**Given instruction:**
Repeat the material exactly, leaving nothing out.

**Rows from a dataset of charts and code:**
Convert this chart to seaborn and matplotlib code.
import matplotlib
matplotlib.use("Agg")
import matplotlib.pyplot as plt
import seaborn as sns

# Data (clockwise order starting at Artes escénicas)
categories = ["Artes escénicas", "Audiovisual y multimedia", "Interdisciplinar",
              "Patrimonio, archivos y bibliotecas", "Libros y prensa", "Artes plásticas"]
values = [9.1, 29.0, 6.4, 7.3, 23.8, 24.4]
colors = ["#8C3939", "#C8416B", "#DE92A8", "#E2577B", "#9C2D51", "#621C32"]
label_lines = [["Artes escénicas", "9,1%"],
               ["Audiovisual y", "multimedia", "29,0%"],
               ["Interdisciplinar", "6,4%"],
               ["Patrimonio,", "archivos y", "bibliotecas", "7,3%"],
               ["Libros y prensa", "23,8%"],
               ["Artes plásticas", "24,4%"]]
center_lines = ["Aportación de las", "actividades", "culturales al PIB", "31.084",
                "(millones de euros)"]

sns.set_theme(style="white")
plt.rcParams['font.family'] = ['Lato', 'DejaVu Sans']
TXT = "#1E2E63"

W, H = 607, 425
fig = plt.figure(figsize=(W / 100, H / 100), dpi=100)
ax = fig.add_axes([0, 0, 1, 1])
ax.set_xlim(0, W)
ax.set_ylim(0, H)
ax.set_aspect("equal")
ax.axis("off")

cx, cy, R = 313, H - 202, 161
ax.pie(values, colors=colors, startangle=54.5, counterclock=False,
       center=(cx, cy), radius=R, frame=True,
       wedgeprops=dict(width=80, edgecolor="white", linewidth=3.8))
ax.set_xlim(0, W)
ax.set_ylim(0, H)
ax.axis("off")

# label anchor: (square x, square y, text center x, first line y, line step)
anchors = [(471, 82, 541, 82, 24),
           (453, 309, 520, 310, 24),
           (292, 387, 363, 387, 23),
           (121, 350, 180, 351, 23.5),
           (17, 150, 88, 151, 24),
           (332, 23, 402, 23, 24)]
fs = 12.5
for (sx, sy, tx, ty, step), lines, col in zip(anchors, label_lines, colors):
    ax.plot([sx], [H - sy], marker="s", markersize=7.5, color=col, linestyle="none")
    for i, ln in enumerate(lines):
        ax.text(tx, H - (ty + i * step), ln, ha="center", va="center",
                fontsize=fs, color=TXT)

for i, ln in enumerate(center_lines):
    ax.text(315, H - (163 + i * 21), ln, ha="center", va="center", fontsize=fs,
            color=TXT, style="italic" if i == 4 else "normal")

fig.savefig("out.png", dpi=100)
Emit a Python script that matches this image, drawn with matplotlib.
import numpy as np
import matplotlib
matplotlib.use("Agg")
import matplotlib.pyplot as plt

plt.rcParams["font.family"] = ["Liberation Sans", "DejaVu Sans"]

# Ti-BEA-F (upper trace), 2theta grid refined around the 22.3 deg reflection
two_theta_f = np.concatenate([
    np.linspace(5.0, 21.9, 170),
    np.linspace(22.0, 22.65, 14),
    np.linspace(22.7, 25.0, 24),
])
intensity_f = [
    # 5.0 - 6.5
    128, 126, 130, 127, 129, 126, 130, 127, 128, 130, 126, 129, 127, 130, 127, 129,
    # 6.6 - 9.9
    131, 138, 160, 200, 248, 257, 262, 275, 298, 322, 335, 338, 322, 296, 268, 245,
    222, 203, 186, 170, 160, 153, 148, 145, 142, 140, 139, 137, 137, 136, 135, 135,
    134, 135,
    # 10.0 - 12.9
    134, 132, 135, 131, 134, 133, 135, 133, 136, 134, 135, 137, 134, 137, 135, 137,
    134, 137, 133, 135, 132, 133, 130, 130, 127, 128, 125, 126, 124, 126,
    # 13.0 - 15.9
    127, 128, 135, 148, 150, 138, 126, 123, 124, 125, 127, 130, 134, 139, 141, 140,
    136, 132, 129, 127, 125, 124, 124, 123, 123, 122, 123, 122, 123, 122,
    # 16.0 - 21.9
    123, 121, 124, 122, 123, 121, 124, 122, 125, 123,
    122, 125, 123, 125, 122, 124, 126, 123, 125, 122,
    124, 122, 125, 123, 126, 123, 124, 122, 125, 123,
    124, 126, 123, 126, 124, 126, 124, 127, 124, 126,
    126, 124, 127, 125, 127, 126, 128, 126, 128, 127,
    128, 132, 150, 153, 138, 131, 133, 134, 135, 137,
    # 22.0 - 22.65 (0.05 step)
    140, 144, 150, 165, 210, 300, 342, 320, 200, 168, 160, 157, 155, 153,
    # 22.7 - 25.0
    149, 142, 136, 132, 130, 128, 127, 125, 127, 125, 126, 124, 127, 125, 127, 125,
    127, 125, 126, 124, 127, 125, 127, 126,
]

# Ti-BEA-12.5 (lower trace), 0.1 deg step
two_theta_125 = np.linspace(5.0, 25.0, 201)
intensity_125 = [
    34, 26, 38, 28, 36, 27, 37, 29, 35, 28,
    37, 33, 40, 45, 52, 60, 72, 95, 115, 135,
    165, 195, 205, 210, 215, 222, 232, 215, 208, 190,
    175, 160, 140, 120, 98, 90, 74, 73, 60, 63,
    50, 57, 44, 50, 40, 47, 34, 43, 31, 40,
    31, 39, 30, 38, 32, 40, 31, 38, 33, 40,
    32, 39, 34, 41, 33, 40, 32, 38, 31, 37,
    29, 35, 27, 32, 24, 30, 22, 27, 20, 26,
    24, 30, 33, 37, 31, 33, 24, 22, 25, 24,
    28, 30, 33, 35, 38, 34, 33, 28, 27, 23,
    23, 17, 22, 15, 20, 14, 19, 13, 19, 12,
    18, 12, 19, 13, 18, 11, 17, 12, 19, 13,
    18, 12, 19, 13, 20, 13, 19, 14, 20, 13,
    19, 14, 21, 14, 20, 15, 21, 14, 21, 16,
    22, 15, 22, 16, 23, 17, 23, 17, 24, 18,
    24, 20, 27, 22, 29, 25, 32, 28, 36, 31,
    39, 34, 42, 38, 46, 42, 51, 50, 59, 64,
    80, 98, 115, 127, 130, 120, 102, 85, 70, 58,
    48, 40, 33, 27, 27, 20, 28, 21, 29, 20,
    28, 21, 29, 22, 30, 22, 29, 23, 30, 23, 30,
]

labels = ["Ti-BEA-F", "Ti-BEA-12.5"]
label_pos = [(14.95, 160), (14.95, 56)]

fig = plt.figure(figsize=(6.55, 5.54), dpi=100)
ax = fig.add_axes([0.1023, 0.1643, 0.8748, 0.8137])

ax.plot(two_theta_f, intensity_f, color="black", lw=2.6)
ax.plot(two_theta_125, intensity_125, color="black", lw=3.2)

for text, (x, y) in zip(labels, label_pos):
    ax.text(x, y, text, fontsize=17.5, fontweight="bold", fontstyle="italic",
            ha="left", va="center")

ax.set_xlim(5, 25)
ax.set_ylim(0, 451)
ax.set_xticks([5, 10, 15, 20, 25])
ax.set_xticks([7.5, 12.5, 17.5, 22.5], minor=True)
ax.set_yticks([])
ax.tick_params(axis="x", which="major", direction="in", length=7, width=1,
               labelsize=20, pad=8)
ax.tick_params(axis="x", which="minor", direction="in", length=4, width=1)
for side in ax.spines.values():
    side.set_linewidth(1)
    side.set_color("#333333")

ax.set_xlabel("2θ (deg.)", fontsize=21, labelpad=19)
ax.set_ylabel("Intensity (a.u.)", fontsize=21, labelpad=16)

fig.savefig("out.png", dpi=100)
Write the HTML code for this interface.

**Result of the task:**
Convert this chart to seaborn and matplotlib code.
import matplotlib
matplotlib.use("Agg")
import matplotlib.pyplot as plt
import seaborn as sns

# Data (clockwise order starting at Artes escénicas)
categories = ["Artes escénicas", "Audiovisual y multimedia", "Interdisciplinar",
              "Patrimonio, archivos y bibliotecas", "Libros y prensa", "Artes plásticas"]
values = [9.1, 29.0, 6.4, 7.3, 23.8, 24.4]
colors = ["#8C3939", "#C8416B", "#DE92A8", "#E2577B", "#9C2D51", "#621C32"]
label_lines = [["Artes escénicas", "9,1%"],
               ["Audiovisual y", "multimedia", "29,0%"],
               ["Interdisciplinar", "6,4%"],
               ["Patrimonio,", "archivos y", "bibliotecas", "7,3%"],
               ["Libros y prensa", "23,8%"],
               ["Artes plásticas", "24,4%"]]
center_lines = ["Aportación de las", "actividades", "culturales al PIB", "31.084",
                "(millones de euros)"]

sns.set_theme(style="white")
plt.rcParams['font.family'] = ['Lato', 'DejaVu Sans']
TXT = "#1E2E63"

W, H = 607, 425
fig = plt.figure(figsize=(W / 100, H / 100), dpi=100)
ax = fig.add_axes([0, 0, 1, 1])
ax.set_xlim(0, W)
ax.set_ylim(0, H)
ax.set_aspect("equal")
ax.axis("off")

cx, cy, R = 313, H - 202, 161
ax.pie(values, colors=colors, startangle=54.5, counterclock=False,
       center=(cx, cy), radius=R, frame=True,
       wedgeprops=dict(width=80, edgecolor="white", linewidth=3.8))
ax.set_xlim(0, W)
ax.set_ylim(0, H)
ax.axis("off")

# label anchor: (square x, square y, text center x, first line y, line step)
anchors = [(471, 82, 541, 82, 24),
           (453, 309, 520, 310, 24),
           (292, 387, 363, 387, 23),
           (121, 350, 180, 351, 23.5),
           (17, 150, 88, 151, 24),
           (332, 23, 402, 23, 24)]
fs = 12.5
for (sx, sy, tx, ty, step), lines, col in zip(anchors, label_lines, colors):
    ax.plot([sx], [H - sy], marker="s", markersize=7.5, color=col, linestyle="none")
    for i, ln in enumerate(lines):
        ax.text(tx, H - (ty + i * step), ln, ha="center", va="center",
                fontsize=fs, color=TXT)

for i, ln in enumerate(center_lines):
    ax.text(315, H - (163 + i * 21), ln, ha="center", va="center", fontsize=fs,
            color=TXT, style="italic" if i == 4 else "normal")

fig.savefig("out.png", dpi=100)
Emit a Python script that matches this image, drawn with matplotlib.
import numpy as np
import matplotlib
matplotlib.use("Agg")
import matplotlib.pyplot as plt

plt.rcParams["font.family"] = ["Liberation Sans", "DejaVu Sans"]

# Ti-BEA-F (upper trace), 2theta grid refined around the 22.3 deg reflection
two_theta_f = np.concatenate([
    np.linspace(5.0, 21.9, 170),
    np.linspace(22.0, 22.65, 14),
    np.linspace(22.7, 25.0, 24),
])
intensity_f = [
    # 5.0 - 6.5
    128, 126, 130, 127, 129, 126, 130, 127, 128, 130, 126, 129, 127, 130, 127, 129,
    # 6.6 - 9.9
    131, 138, 160, 200, 248, 257, 262, 275, 298, 322, 335, 338, 322, 296, 268, 245,
    222, 203, 186, 170, 160, 153, 148, 145, 142, 140, 139, 137, 137, 136, 135, 135,
    134, 135,
    # 10.0 - 12.9
    134, 132, 135, 131, 134, 133, 135, 133, 136, 134, 135, 137, 134, 137, 135, 137,
    134, 137, 133, 135, 132, 133, 130, 130, 127, 128, 125, 126, 124, 126,
    # 13.0 - 15.9
    127, 128, 135, 148, 150, 138, 126, 123, 124, 125, 127, 130, 134, 139, 141, 140,
    136, 132, 129, 127, 125, 124, 124, 123, 123, 122, 123, 122, 123, 122,
    # 16.0 - 21.9
    123, 121, 124, 122, 123, 121, 124, 122, 125, 123,
    122, 125, 123, 125, 122, 124, 126, 123, 125, 122,
    124, 122, 125, 123, 126, 123, 124, 122, 125, 123,
    124, 126, 123, 126, 124, 126, 124, 127, 124, 126,
    126, 124, 127, 125, 127, 126, 128, 126, 128, 127,
    128, 132, 150, 153, 138, 131, 133, 134, 135, 137,
    # 22.0 - 22.65 (0.05 step)
    140, 144, 150, 165, 210, 300, 342, 320, 200, 168, 160, 157, 155, 153,
    # 22.7 - 25.0
    149, 142, 136, 132, 130, 128, 127, 125, 127, 125, 126, 124, 127, 125, 127, 125,
    127, 125, 126, 124, 127, 125, 127, 126,
]

# Ti-BEA-12.5 (lower trace), 0.1 deg step
two_theta_125 = np.linspace(5.0, 25.0, 201)
intensity_125 = [
    34, 26, 38, 28, 36, 27, 37, 29, 35, 28,
    37, 33, 40, 45, 52, 60, 72, 95, 115, 135,
    165, 195, 205, 210, 215, 222, 232, 215, 208, 190,
    175, 160, 140, 120, 98, 90, 74, 73, 60, 63,
    50, 57, 44, 50, 40, 47, 34, 43, 31, 40,
    31, 39, 30, 38, 32, 40, 31, 38, 33, 40,
    32, 39, 34, 41, 33, 40, 32, 38, 31, 37,
    29, 35, 27, 32, 24, 30, 22, 27, 20, 26,
    24, 30, 33, 37, 31, 33, 24, 22, 25, 24,
    28, 30, 33, 35, 38, 34, 33, 28, 27, 23,
    23, 17, 22, 15, 20, 14, 19, 13, 19, 12,
    18, 12, 19, 13, 18, 11, 17, 12, 19, 13,
    18, 12, 19, 13, 20, 13, 19, 14, 20, 13,
    19, 14, 21, 14, 20, 15, 21, 14, 21, 16,
    22, 15, 22, 16, 23, 17, 23, 17, 24, 18,
    24, 20, 27, 22, 29, 25, 32, 28, 36, 31,
    39, 34, 42, 38, 46, 42, 51, 50, 59, 64,
    80, 98, 115, 127, 130, 120, 102, 85, 70, 58,
    48, 40, 33, 27, 27, 20, 28, 21, 29, 20,
    28, 21, 29, 22, 30, 22, 29, 23, 30, 23, 30,
]

labels = ["Ti-BEA-F", "Ti-BEA-12.5"]
label_pos = [(14.95, 160), (14.95, 56)]

fig = plt.figure(figsize=(6.55, 5.54), dpi=100)
ax = fig.add_axes([0.1023, 0.1643, 0.8748, 0.8137])

ax.plot(two_theta_f, intensity_f, color="black", lw=2.6)
ax.plot(two_theta_125, intensity_125, color="black", lw=3.2)

for text, (x, y) in zip(labels, label_pos):
    ax.text(x, y, text, fontsize=17.5, fontweight="bold", fontstyle="italic",
            ha="left", va="center")

ax.set_xlim(5, 25)
ax.set_ylim(0, 451)
ax.set_xticks([5, 10, 15, 20, 25])
ax.set_xticks([7.5, 12.5, 17.5, 22.5], minor=True)
ax.set_yticks([])
ax.tick_params(axis="x", which="major", direction="in", length=7, width=1,
               labelsize=20, pad=8)
ax.tick_params(axis="x", which="minor", direction="in", length=4, width=1)
for side in ax.spines.values():
    side.set_linewidth(1)
    side.set_color("#333333")

ax.set_xlabel("2θ (deg.)", fontsize=21, labelpad=19)
ax.set_ylabel("Intensity (a.u.)", fontsize=21, labelpad=16)

fig.savefig("out.png", dpi=100)
Write the HTML code for this interface.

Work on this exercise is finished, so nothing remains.